Mitigation strategies:

Validate ownership in CI. If the team listed in owner doesn't exist in the catalog, the pull request fails. This catches stale ownership at the point of change.

# .github/workflows/catalog-validate.yml
name: Validate catalog-info
on: [pull_request]
jobs:
  validate:
    runs-on: ubuntu-latest
    steps:
      - uses: actions/checkout@v4
      - name: Validate catalog-info.yaml
        run: |
          python scripts/validate_catalog.py \
            --catalog-info catalog-info.yaml \
            --known-groups groups.yaml \
            --fail-on-unknown-owner

Monthly ownership sweep. A cron job that opens issues against services where the listed owner has had no activity in the last 90 days.

Tie ownership to on-call. If your catalog's owner field drives your PagerDuty routing, stale ownership has immediate consequences. That consequence keeps it accurate faster than any process doc.

Discovery: The Actual Payoff

Once the catalog has good data, discovery changes fundamentally. Instead of asking "what does the checkout team depend on?" you query the catalog.

Common discovery patterns:

Dependency path. "Show me every service that transitively depends on payments-api." Before a planned maintenance window, you now know who to notify.

Ownership search. "Show me all components owned by the platform team." Useful for understanding team scope and for cross-team work estimates.

Lifecycle filter. "Show me all services still marked experimental that have been in production for more than six months." A forcing function for lifecycle hygiene.

API consumer graph. "Who is consuming payments-api-v2?" Before you deprecate it, you know exactly which teams need a migration.

flowchart LR Q[Who depends on payments-api?] --> C[(Catalog)] C --> R1[checkout-service / checkout-team] C --> R2[subscription-service / billing-team] C --> R3[reporting-api / data-team] R1 & R2 & R3 --> N[Notify these teams of maintenance window]

Keeping It Populated

The catalog is only as good as its coverage. Strategies that work:

Scaffold it in. As covered in post 3, every service template ships with a pre-filled catalog-info.yaml. New services are born registered.

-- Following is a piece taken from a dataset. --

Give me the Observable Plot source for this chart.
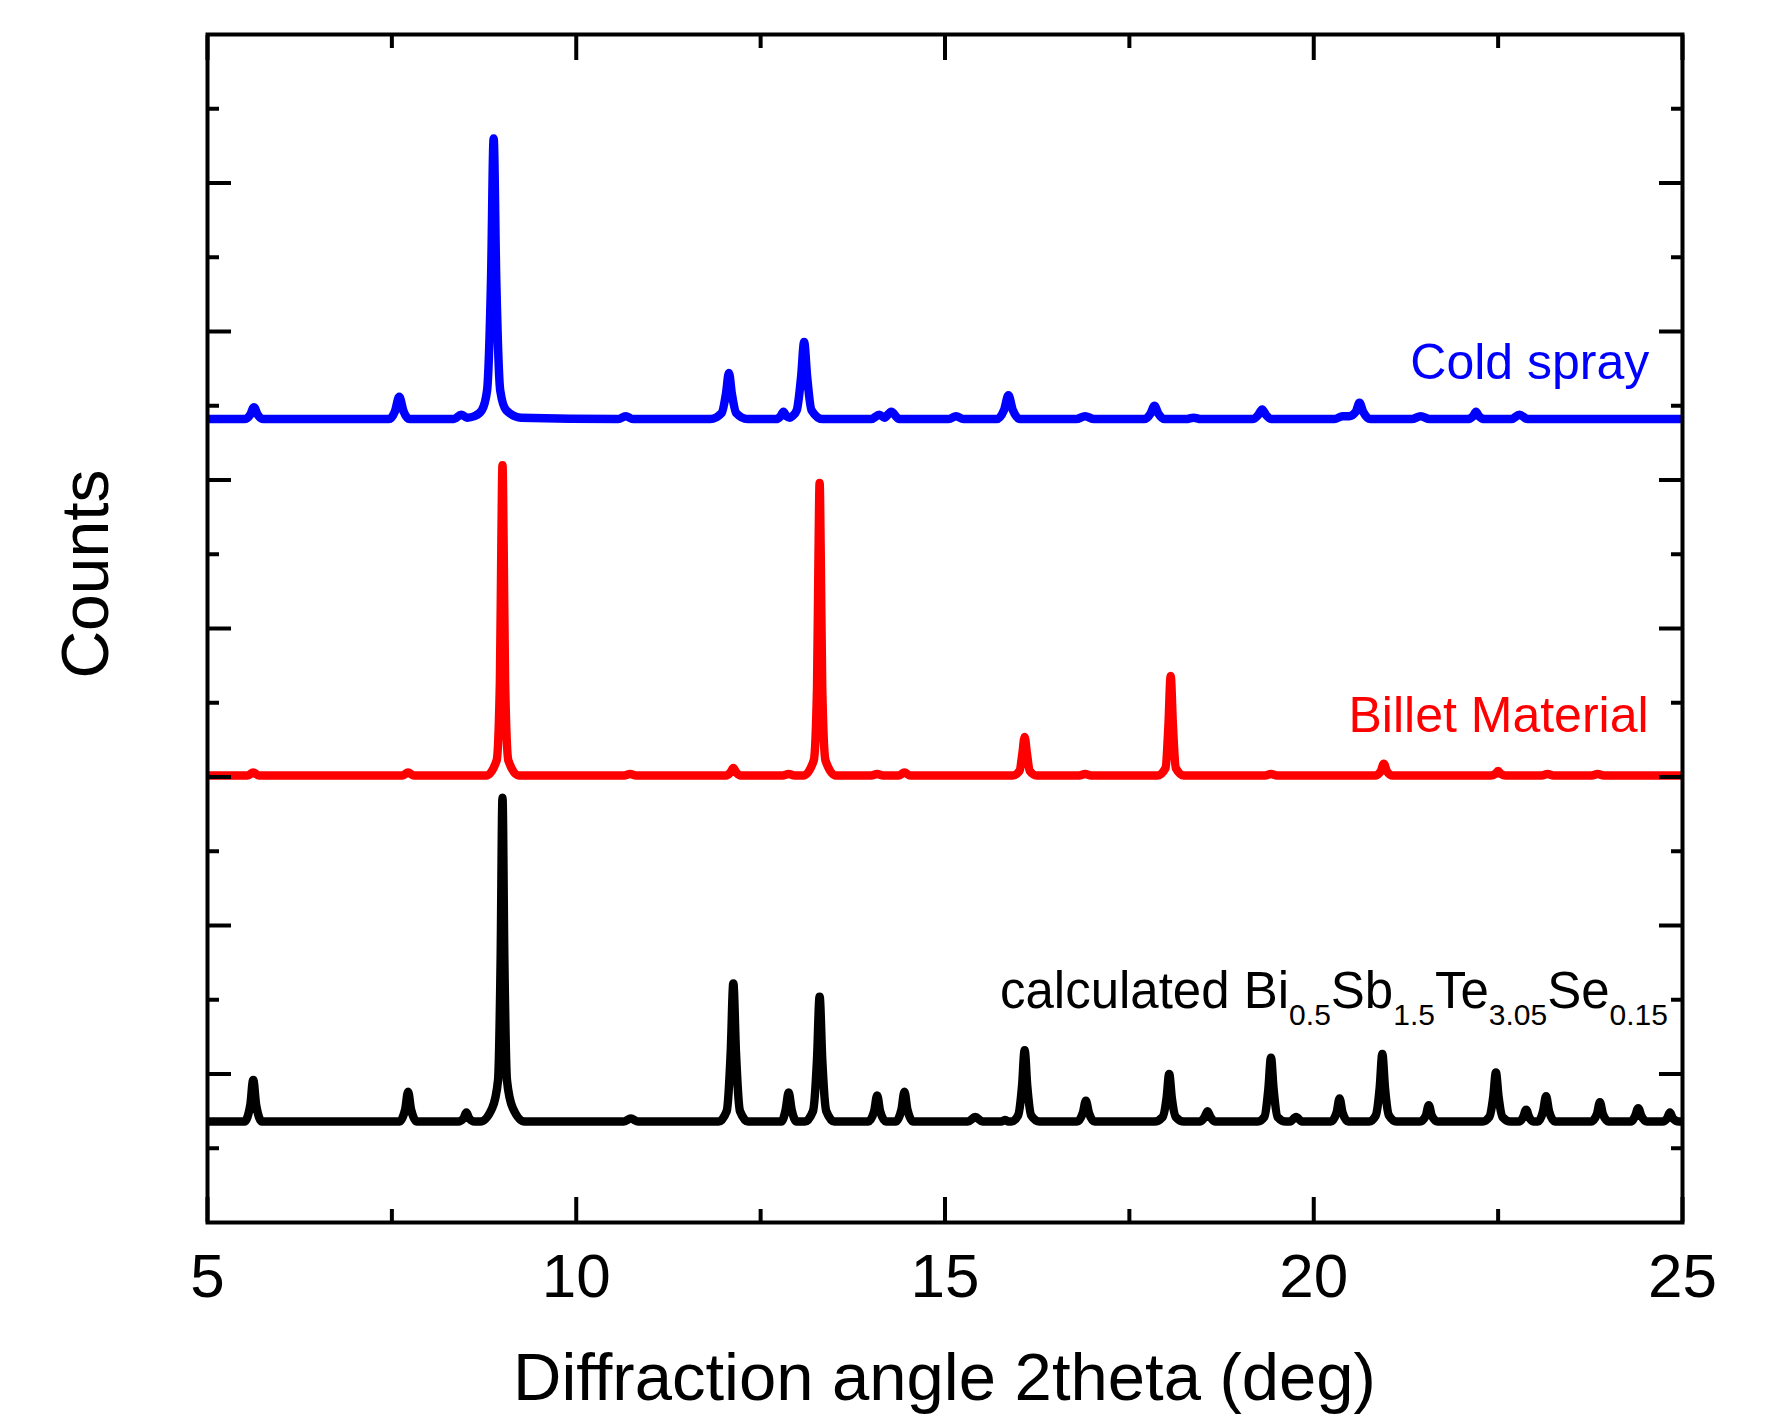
<!DOCTYPE html>
<html><head><meta charset="utf-8">
<script src="https://cdn.jsdelivr.net/npm/d3@7"></script>
<script src="https://cdn.jsdelivr.net/npm/@observablehq/plot@0.6"></script>
<style>body{margin:0;background:#fff}</style>
</head><body><div id="chart"></div>
<script>
// ---- data: [2theta (deg), counts (arbitrary, stacked offsets)] ----
const coldSpray = [
  [5.0,5.41],[5.50,5.41],[5.58,5.44],[5.63,5.49],[5.68,5.44],[5.76,5.41],
  [7.46,5.41],[7.54,5.46],[7.60,5.56],[7.66,5.46],[7.74,5.41],
  [8.34,5.41],[8.44,5.44],[8.52,5.42],
  [8.62,5.43],[8.72,5.47],[8.79,5.60],[8.845,6.36],[8.88,7.30],[8.915,6.36],[8.97,5.60],[9.05,5.47],[9.25,5.42],
  [10.57,5.41],[10.67,5.43],[10.77,5.41],
  [11.82,5.41],[11.97,5.45],[12.03,5.58],[12.07,5.72],[12.11,5.58],[12.17,5.45],[12.32,5.41],
  [12.71,5.41],[12.77,5.43],[12.81,5.46],[12.85,5.43],[12.90,5.42],
  [12.93,5.43],[12.99,5.47],[13.05,5.70],[13.09,5.93],[13.13,5.70],[13.19,5.47],[13.34,5.41],
  [14.00,5.41],[14.11,5.44],[14.18,5.42],[14.27,5.46],[14.38,5.41],
  [15.05,5.41],[15.15,5.43],[15.25,5.41],
  [15.70,5.41],[15.80,5.47],[15.86,5.57],[15.92,5.47],[16.02,5.41],
  [16.78,5.41],[16.90,5.43],[17.02,5.41],
  [17.70,5.41],[17.79,5.45],[17.84,5.50],[17.89,5.45],[17.98,5.41],
  [18.27,5.41],[18.37,5.42],[18.47,5.41],
  [19.17,5.41],[19.25,5.44],[19.30,5.475],[19.35,5.44],[19.43,5.41],
  [20.28,5.41],[20.39,5.43],[20.48,5.43],[20.57,5.46],[20.62,5.52],[20.67,5.46],[20.77,5.41],
  [21.33,5.41],[21.45,5.43],[21.57,5.41],
  [22.08,5.41],[22.16,5.43],[22.20,5.46],[22.24,5.43],[22.32,5.41],
  [22.68,5.41],[22.79,5.44],[22.90,5.41],
  [25.0,5.41]
];
const billet = [
  [5.0,3.01],[5.54,3.01],[5.62,3.03],[5.70,3.01],
  [7.64,3.01],[7.72,3.03],[7.80,3.01],
  [8.78,3.01],[8.92,3.11],[8.965,3.64],[8.985,4.58],[9.00,5.10],[9.015,4.58],[9.035,3.64],[9.08,3.11],[9.22,3.01],
  [10.65,3.01],[10.73,3.02],[10.81,3.01],
  [12.03,3.01],[12.09,3.03],[12.13,3.06],[12.17,3.03],[12.23,3.01],
  [12.80,3.01],[12.88,3.02],[12.96,3.01],
  [13.08,3.01],[13.22,3.11],[13.265,3.60],[13.285,4.49],[13.30,4.98],[13.315,4.49],[13.335,3.60],[13.38,3.11],[13.52,3.01],
  [14.00,3.01],[14.08,3.02],[14.16,3.01],
  [14.37,3.01],[14.45,3.03],[14.53,3.01],
  [15.92,3.01],[16.01,3.04],[16.05,3.16],[16.08,3.27],[16.11,3.16],[16.15,3.04],[16.24,3.01],
  [16.82,3.01],[16.90,3.02],[16.98,3.01],
  [17.88,3.01],[17.99,3.06],[18.03,3.35],[18.06,3.68],[18.09,3.35],[18.13,3.06],[18.24,3.01],
  [19.34,3.01],[19.42,3.02],[19.50,3.01],
  [20.83,3.01],[20.91,3.04],[20.95,3.09],[20.99,3.04],[21.07,3.01],
  [22.40,3.01],[22.46,3.02],[22.50,3.04],[22.54,3.02],[22.60,3.01],
  [23.09,3.01],[23.17,3.02],[23.25,3.01],
  [23.77,3.01],[23.85,3.02],[23.93,3.01],
  [25.0,3.01]
];
const calculated = [
  [5.0,0.68],[5.50,0.68],[5.58,0.79],[5.62,0.96],[5.66,0.79],[5.74,0.68],
  [7.60,0.68],[7.68,0.76],[7.72,0.88],[7.76,0.76],[7.84,0.68],
  [8.40,0.68],[8.47,0.70],[8.51,0.74],[8.55,0.70],[8.62,0.68],
  [8.70,0.68],[8.86,0.77],[8.94,0.96],[8.975,1.77],[9.00,2.86],[9.025,1.77],[9.06,0.96],[9.14,0.77],[9.30,0.68],
  [10.64,0.68],[10.74,0.70],[10.84,0.68],
  [11.93,0.68],[12.04,0.75],[12.095,1.15],[12.13,1.61],[12.165,1.15],[12.22,0.75],[12.33,0.68],
  [12.78,0.68],[12.84,0.76],[12.88,0.875],[12.92,0.76],[12.99,0.68],
  [13.10,0.68],[13.21,0.75],[13.265,1.10],[13.30,1.52],[13.335,1.10],[13.39,0.75],[13.50,0.68],
  [13.96,0.68],[14.04,0.75],[14.08,0.855],[14.12,0.75],[14.20,0.68],
  [14.33,0.68],[14.41,0.76],[14.45,0.88],[14.49,0.76],[14.57,0.68],
  [15.31,0.68],[15.41,0.71],[15.51,0.68],
  [15.76,0.68],[15.82,0.69],[15.86,0.68],
  [15.90,0.68],[15.99,0.72],[16.045,0.92],[16.08,1.16],[16.115,0.92],[16.17,0.72],[16.28,0.68],
  [16.79,0.68],[16.87,0.74],[16.91,0.82],[16.95,0.74],[17.03,0.68],
  [17.84,0.68],[17.95,0.71],[18.005,0.84],[18.04,1.00],[18.075,0.84],[18.13,0.71],[18.24,0.68],
  [18.46,0.68],[18.52,0.71],[18.56,0.75],[18.60,0.71],[18.66,0.68],
  [19.24,0.68],[19.33,0.71],[19.385,0.90],[19.42,1.11],[19.455,0.90],[19.51,0.71],[19.62,0.68],
  [19.68,0.68],[19.76,0.71],[19.84,0.68],
  [20.23,0.68],[20.31,0.74],[20.35,0.835],[20.39,0.74],[20.47,0.68],
  [20.75,0.68],[20.84,0.72],[20.895,0.91],[20.93,1.135],[20.965,0.91],[21.02,0.72],[21.12,0.68],
  [21.44,0.68],[21.52,0.72],[21.56,0.79],[21.60,0.72],[21.68,0.68],
  [22.29,0.68],[22.38,0.71],[22.435,0.85],[22.47,1.01],[22.505,0.85],[22.56,0.71],[22.67,0.68],
  [22.78,0.68],[22.84,0.71],[22.88,0.76],[22.92,0.71],[22.98,0.68],
  [23.04,0.68],[23.11,0.75],[23.15,0.85],[23.19,0.75],[23.27,0.68],
  [23.76,0.68],[23.84,0.73],[23.88,0.81],[23.92,0.73],[24.00,0.68],
  [24.30,0.68],[24.36,0.72],[24.40,0.77],[24.44,0.72],[24.52,0.68],
  [24.73,0.68],[24.79,0.70],[24.83,0.74],[24.87,0.70],[24.95,0.68],
  [25.0,0.68]
];
const xMajor = [5, 10, 15, 20, 25];
const xMinor = [7.5, 12.5, 17.5, 22.5];
const yMajor = [1, 2, 3, 4, 5, 6, 7];
const yMinor = [0.5, 1.5, 2.5, 3.5, 4.5, 5.5, 6.5, 7.5];
const xTitle = "Diffraction angle 2theta (deg)";
const yTitle = "Counts";
const coldLabel = ["Cold spray"], coldLabelX = [24.55], coldLabelY = [5.68];
const billetLabel = ["Billet Material"], billetLabelX = [24.54], billetLabelY = [3.30];
const calcParts = [["calculated Bi", false], ["0.5", true], ["Sb", false], ["1.5", true], ["Te", false], ["3.05", true], ["Se", false], ["0.15", true]];
const calcLabelX = 24.81, calcLabelY = 1.44;

const toObj = a => a.map(([x, y]) => ({x, y}));
const FONT = "'Liberation Sans', Arial, Helvetica, sans-serif";
const tk = {strokeWidth: 4, tickFormat: () => "", label: null};
const LW = 8.5;

const plot = Plot.plot({
  width: 1769, height: 1420,
  marginTop: 34, marginRight: 87, marginBottom: 198, marginLeft: 207,
  style: {fontFamily: FONT, background: "#fff", color: "#000"},
  x: {domain: [5, 25]},
  y: {domain: [0, 8]},
  marks: [
    Plot.line(toObj(calculated), {x: "x", y: "y", stroke: "#000", strokeWidth: LW, curve: "monotone-x", clip: true}),
    Plot.line(toObj(billet), {x: "x", y: "y", stroke: "#ff0000", strokeWidth: LW, curve: "monotone-x", clip: true}),
    Plot.line(toObj(coldSpray), {x: "x", y: "y", stroke: "#0000ff", strokeWidth: LW, curve: "monotone-x", clip: true}),
    Plot.axisX(xMajor, {anchor: "bottom", tickSize: -25, ...tk}),
    Plot.axisX(xMinor, {anchor: "bottom", tickSize: -13, ...tk}),
    Plot.axisX(xMajor, {anchor: "top", tickSize: -25, ...tk}),
    Plot.axisX(xMinor, {anchor: "top", tickSize: -13, ...tk}),
    Plot.axisY(yMajor, {anchor: "left", tickSize: -24, ...tk}),
    Plot.axisY(yMinor, {anchor: "left", tickSize: -12, ...tk}),
    Plot.axisY(yMajor, {anchor: "right", tickSize: -24, ...tk}),
    Plot.axisY(yMinor, {anchor: "right", tickSize: -12, ...tk}),
    Plot.axisX(xMajor, {anchor: "bottom", tickSize: 0, tickPadding: 30, fontSize: 62, label: null}),
    Plot.frame({strokeWidth: 4}),
    Plot.text(coldLabel, {x: coldLabelX, y: coldLabelY, text: d => d, fill: "#0000ff", fontSize: 50, textAnchor: "end", lineAnchor: "bottom"}),
    Plot.text(billetLabel, {x: billetLabelX, y: billetLabelY, text: d => d, fill: "#ff0000", fontSize: 50, textAnchor: "end", lineAnchor: "bottom"})
  ]
});
document.getElementById("chart").appendChild(plot);

const sx = plot.scale("x"), sy = plot.scale("y");
const svg = d3.select(plot);
svg.append("text")
  .attr("x", (sx.apply(5) + sx.apply(25)) / 2).attr("y", 1400)
  .attr("text-anchor", "middle").attr("font-size", 67).attr("font-family", FONT).attr("fill", "#000")
  .text(xTitle);
svg.append("text")
  .attr("transform", `translate(108,${(sy.apply(0) + sy.apply(8)) / 2 - 54}) rotate(-90)`)
  .attr("text-anchor", "middle").attr("font-size", 66).attr("font-family", FONT).attr("fill", "#000")
  .text(yTitle);
const ct = svg.append("text")
  .attr("x", sx.apply(calcLabelX)).attr("y", sy.apply(calcLabelY))
  .attr("text-anchor", "end").attr("font-size", 51).attr("font-family", FONT).attr("fill", "#000");
let low = false;
for (const [s, sub] of calcParts) {
  const dy = sub && !low ? 17 : (!sub && low ? -17 : 0);
  ct.append("tspan").attr("dy", dy).attr("font-size", sub ? 30 : 51).text(s);
  low = sub;
}
</script>
</body></html>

Bulk import from existing sources. GitHub org, AWS resource tags, Kubernetes labels — all of these can seed initial catalog entries. You won't get full metadata, but you get a starting list that teams can fill in.

Gamification (lightly). A "catalog score" that shows completeness percentage per component. Teams with 100% get a label. Below 60% triggers a Slack message to the owner. Feels silly; works surprisingly well.

Never make it optional for incidents. If PagerDuty routes to the catalog owner, missing or stale catalog data directly affects who gets paged. Operational pressure is the strongest data quality incentive.

Key Takeaways

A service catalog answers "who owns this?" in seconds — the absence of one shows up most painfully during incidents when there's no time to do archaeology.
The dependency graph encoded in the catalog is the highest-leverage artifact for incident response, migration planning, and blast-radius analysis.
catalog-info.yaml in the repository root is the practical source of truth; annotations connect it to dashboards, runbooks, and on-call schedules.
Ownership data goes stale predictably — validate it in CI and tie it to on-call routing so staleness has immediate operational consequences.
Discovery is the payoff: querying the catalog for dependency paths and API consumers transforms a maintenance window from a guessing game into a notification list.
Catalog coverage compounds — seed from existing sources, scaffold it into every new service, and use gamification lightly to drive completeness.